## To do
Output all records precisely as written.

## Exercise inputs
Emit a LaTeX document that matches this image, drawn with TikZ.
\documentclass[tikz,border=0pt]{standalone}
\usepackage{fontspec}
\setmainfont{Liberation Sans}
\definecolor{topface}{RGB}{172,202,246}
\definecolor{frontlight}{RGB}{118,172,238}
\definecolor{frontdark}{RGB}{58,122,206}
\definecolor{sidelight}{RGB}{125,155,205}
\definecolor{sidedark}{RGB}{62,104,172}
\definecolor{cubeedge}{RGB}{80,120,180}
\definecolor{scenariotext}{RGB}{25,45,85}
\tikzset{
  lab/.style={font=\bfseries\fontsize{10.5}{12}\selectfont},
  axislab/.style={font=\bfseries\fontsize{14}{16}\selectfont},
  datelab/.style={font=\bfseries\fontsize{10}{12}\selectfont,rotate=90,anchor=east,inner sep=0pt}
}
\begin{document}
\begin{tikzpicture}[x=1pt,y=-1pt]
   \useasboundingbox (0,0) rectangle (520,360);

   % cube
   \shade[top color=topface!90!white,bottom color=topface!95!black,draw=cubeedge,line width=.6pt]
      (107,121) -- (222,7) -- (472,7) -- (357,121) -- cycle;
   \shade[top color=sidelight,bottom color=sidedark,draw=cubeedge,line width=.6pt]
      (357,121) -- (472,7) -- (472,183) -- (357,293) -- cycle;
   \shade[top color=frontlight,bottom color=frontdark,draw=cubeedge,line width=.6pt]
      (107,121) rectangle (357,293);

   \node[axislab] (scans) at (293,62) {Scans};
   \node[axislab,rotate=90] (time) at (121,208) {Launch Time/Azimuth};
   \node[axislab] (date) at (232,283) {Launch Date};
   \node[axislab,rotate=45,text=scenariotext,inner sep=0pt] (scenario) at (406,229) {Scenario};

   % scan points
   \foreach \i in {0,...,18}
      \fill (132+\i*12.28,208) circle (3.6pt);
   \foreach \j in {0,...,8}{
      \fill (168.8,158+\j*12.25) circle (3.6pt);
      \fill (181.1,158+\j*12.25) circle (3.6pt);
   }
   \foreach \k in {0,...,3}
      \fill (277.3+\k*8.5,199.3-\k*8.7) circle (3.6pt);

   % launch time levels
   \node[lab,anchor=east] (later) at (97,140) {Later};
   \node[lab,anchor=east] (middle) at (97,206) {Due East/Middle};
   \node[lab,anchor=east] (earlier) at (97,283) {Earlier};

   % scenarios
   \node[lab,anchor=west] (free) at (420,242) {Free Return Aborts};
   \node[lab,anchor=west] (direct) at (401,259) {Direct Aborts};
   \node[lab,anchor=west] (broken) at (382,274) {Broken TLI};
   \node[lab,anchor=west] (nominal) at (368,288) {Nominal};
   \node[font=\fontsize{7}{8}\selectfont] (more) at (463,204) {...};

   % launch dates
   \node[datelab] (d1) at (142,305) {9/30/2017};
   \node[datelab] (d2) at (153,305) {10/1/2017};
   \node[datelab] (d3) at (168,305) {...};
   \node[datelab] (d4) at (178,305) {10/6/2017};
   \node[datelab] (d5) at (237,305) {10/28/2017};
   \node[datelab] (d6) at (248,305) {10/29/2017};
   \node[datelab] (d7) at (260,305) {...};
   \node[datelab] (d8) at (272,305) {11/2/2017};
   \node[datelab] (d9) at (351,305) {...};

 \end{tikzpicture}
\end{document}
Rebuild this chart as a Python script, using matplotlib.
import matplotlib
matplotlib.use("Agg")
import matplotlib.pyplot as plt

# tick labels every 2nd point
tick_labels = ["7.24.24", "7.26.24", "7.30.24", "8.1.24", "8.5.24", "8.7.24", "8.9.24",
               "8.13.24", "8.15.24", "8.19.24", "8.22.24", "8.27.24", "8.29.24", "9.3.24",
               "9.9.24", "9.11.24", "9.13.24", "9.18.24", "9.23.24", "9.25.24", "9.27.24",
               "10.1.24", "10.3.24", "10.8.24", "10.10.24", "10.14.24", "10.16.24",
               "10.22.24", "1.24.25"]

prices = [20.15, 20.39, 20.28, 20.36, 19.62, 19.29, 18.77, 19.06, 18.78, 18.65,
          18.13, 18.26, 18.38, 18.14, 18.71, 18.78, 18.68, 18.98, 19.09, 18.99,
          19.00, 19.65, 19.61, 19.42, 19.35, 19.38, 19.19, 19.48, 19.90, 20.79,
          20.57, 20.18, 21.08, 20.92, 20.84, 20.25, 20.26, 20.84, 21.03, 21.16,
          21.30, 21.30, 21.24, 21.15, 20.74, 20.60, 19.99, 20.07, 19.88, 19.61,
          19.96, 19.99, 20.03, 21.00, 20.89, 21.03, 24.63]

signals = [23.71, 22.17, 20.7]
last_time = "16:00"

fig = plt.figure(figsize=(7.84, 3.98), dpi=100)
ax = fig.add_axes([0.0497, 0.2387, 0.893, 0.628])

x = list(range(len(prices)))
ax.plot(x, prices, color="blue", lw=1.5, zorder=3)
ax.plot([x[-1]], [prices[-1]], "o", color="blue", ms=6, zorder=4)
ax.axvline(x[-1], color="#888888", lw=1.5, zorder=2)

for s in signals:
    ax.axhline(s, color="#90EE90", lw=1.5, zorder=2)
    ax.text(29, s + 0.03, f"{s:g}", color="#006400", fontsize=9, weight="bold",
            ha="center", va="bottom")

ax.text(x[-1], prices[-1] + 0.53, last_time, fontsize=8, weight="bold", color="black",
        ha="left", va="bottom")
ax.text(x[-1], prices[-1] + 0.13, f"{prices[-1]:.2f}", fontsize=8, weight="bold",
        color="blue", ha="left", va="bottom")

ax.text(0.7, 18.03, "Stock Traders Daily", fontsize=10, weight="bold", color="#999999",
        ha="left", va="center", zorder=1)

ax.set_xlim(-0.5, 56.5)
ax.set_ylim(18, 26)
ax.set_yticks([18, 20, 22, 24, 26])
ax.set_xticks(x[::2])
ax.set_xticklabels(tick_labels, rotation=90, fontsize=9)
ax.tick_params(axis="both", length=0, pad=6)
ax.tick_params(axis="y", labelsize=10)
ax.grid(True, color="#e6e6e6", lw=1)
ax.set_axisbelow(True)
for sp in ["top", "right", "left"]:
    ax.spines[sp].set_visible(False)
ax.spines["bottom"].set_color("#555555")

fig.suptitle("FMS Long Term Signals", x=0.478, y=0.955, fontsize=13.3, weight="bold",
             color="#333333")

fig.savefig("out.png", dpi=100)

## Written reply
Emit a LaTeX document that matches this image, drawn with TikZ.
\documentclass[tikz,border=0pt]{standalone}
\usepackage{fontspec}
\setmainfont{Liberation Sans}
\definecolor{topface}{RGB}{172,202,246}
\definecolor{frontlight}{RGB}{118,172,238}
\definecolor{frontdark}{RGB}{58,122,206}
\definecolor{sidelight}{RGB}{125,155,205}
\definecolor{sidedark}{RGB}{62,104,172}
\definecolor{cubeedge}{RGB}{80,120,180}
\definecolor{scenariotext}{RGB}{25,45,85}
\tikzset{
  lab/.style={font=\bfseries\fontsize{10.5}{12}\selectfont},
  axislab/.style={font=\bfseries\fontsize{14}{16}\selectfont},
  datelab/.style={font=\bfseries\fontsize{10}{12}\selectfont,rotate=90,anchor=east,inner sep=0pt}
}
\begin{document}
\begin{tikzpicture}[x=1pt,y=-1pt]
   \useasboundingbox (0,0) rectangle (520,360);

   % cube
   \shade[top color=topface!90!white,bottom color=topface!95!black,draw=cubeedge,line width=.6pt]
      (107,121) -- (222,7) -- (472,7) -- (357,121) -- cycle;
   \shade[top color=sidelight,bottom color=sidedark,draw=cubeedge,line width=.6pt]
      (357,121) -- (472,7) -- (472,183) -- (357,293) -- cycle;
   \shade[top color=frontlight,bottom color=frontdark,draw=cubeedge,line width=.6pt]
      (107,121) rectangle (357,293);

   \node[axislab] (scans) at (293,62) {Scans};
   \node[axislab,rotate=90] (time) at (121,208) {Launch Time/Azimuth};
   \node[axislab] (date) at (232,283) {Launch Date};
   \node[axislab,rotate=45,text=scenariotext,inner sep=0pt] (scenario) at (406,229) {Scenario};

   % scan points
   \foreach \i in {0,...,18}
      \fill (132+\i*12.28,208) circle (3.6pt);
   \foreach \j in {0,...,8}{
      \fill (168.8,158+\j*12.25) circle (3.6pt);
      \fill (181.1,158+\j*12.25) circle (3.6pt);
   }
   \foreach \k in {0,...,3}
      \fill (277.3+\k*8.5,199.3-\k*8.7) circle (3.6pt);

   % launch time levels
   \node[lab,anchor=east] (later) at (97,140) {Later};
   \node[lab,anchor=east] (middle) at (97,206) {Due East/Middle};
   \node[lab,anchor=east] (earlier) at (97,283) {Earlier};

   % scenarios
   \node[lab,anchor=west] (free) at (420,242) {Free Return Aborts};
   \node[lab,anchor=west] (direct) at (401,259) {Direct Aborts};
   \node[lab,anchor=west] (broken) at (382,274) {Broken TLI};
   \node[lab,anchor=west] (nominal) at (368,288) {Nominal};
   \node[font=\fontsize{7}{8}\selectfont] (more) at (463,204) {...};

   % launch dates
   \node[datelab] (d1) at (142,305) {9/30/2017};
   \node[datelab] (d2) at (153,305) {10/1/2017};
   \node[datelab] (d3) at (168,305) {...};
   \node[datelab] (d4) at (178,305) {10/6/2017};
   \node[datelab] (d5) at (237,305) {10/28/2017};
   \node[datelab] (d6) at (248,305) {10/29/2017};
   \node[datelab] (d7) at (260,305) {...};
   \node[datelab] (d8) at (272,305) {11/2/2017};
   \node[datelab] (d9) at (351,305) {...};

 \end{tikzpicture}
\end{document}
Rebuild this chart as a Python script, using matplotlib.
import matplotlib
matplotlib.use("Agg")
import matplotlib.pyplot as plt

# tick labels every 2nd point
tick_labels = ["7.24.24", "7.26.24", "7.30.24", "8.1.24", "8.5.24", "8.7.24", "8.9.24",
               "8.13.24", "8.15.24", "8.19.24", "8.22.24", "8.27.24", "8.29.24", "9.3.24",
               "9.9.24", "9.11.24", "9.13.24", "9.18.24", "9.23.24", "9.25.24", "9.27.24",
               "10.1.24", "10.3.24", "10.8.24", "10.10.24", "10.14.24", "10.16.24",
               "10.22.24", "1.24.25"]

prices = [20.15, 20.39, 20.28, 20.36, 19.62, 19.29, 18.77, 19.06, 18.78, 18.65,
          18.13, 18.26, 18.38, 18.14, 18.71, 18.78, 18.68, 18.98, 19.09, 18.99,
          19.00, 19.65, 19.61, 19.42, 19.35, 19.38, 19.19, 19.48, 19.90, 20.79,
          20.57, 20.18, 21.08, 20.92, 20.84, 20.25, 20.26, 20.84, 21.03, 21.16,
          21.30, 21.30, 21.24, 21.15, 20.74, 20.60, 19.99, 20.07, 19.88, 19.61,
          19.96, 19.99, 20.03, 21.00, 20.89, 21.03, 24.63]

signals = [23.71, 22.17, 20.7]
last_time = "16:00"

fig = plt.figure(figsize=(7.84, 3.98), dpi=100)
ax = fig.add_axes([0.0497, 0.2387, 0.893, 0.628])

x = list(range(len(prices)))
ax.plot(x, prices, color="blue", lw=1.5, zorder=3)
ax.plot([x[-1]], [prices[-1]], "o", color="blue", ms=6, zorder=4)
ax.axvline(x[-1], color="#888888", lw=1.5, zorder=2)

for s in signals:
    ax.axhline(s, color="#90EE90", lw=1.5, zorder=2)
    ax.text(29, s + 0.03, f"{s:g}", color="#006400", fontsize=9, weight="bold",
            ha="center", va="bottom")

ax.text(x[-1], prices[-1] + 0.53, last_time, fontsize=8, weight="bold", color="black",
        ha="left", va="bottom")
ax.text(x[-1], prices[-1] + 0.13, f"{prices[-1]:.2f}", fontsize=8, weight="bold",
        color="blue", ha="left", va="bottom")

ax.text(0.7, 18.03, "Stock Traders Daily", fontsize=10, weight="bold", color="#999999",
        ha="left", va="center", zorder=1)

ax.set_xlim(-0.5, 56.5)
ax.set_ylim(18, 26)
ax.set_yticks([18, 20, 22, 24, 26])
ax.set_xticks(x[::2])
ax.set_xticklabels(tick_labels, rotation=90, fontsize=9)
ax.tick_params(axis="both", length=0, pad=6)
ax.tick_params(axis="y", labelsize=10)
ax.grid(True, color="#e6e6e6", lw=1)
ax.set_axisbelow(True)
for sp in ["top", "right", "left"]:
    ax.spines[sp].set_visible(False)
ax.spines["bottom"].set_color("#555555")

fig.suptitle("FMS Long Term Signals", x=0.478, y=0.955, fontsize=13.3, weight="bold",
             color="#333333")

fig.savefig("out.png", dpi=100)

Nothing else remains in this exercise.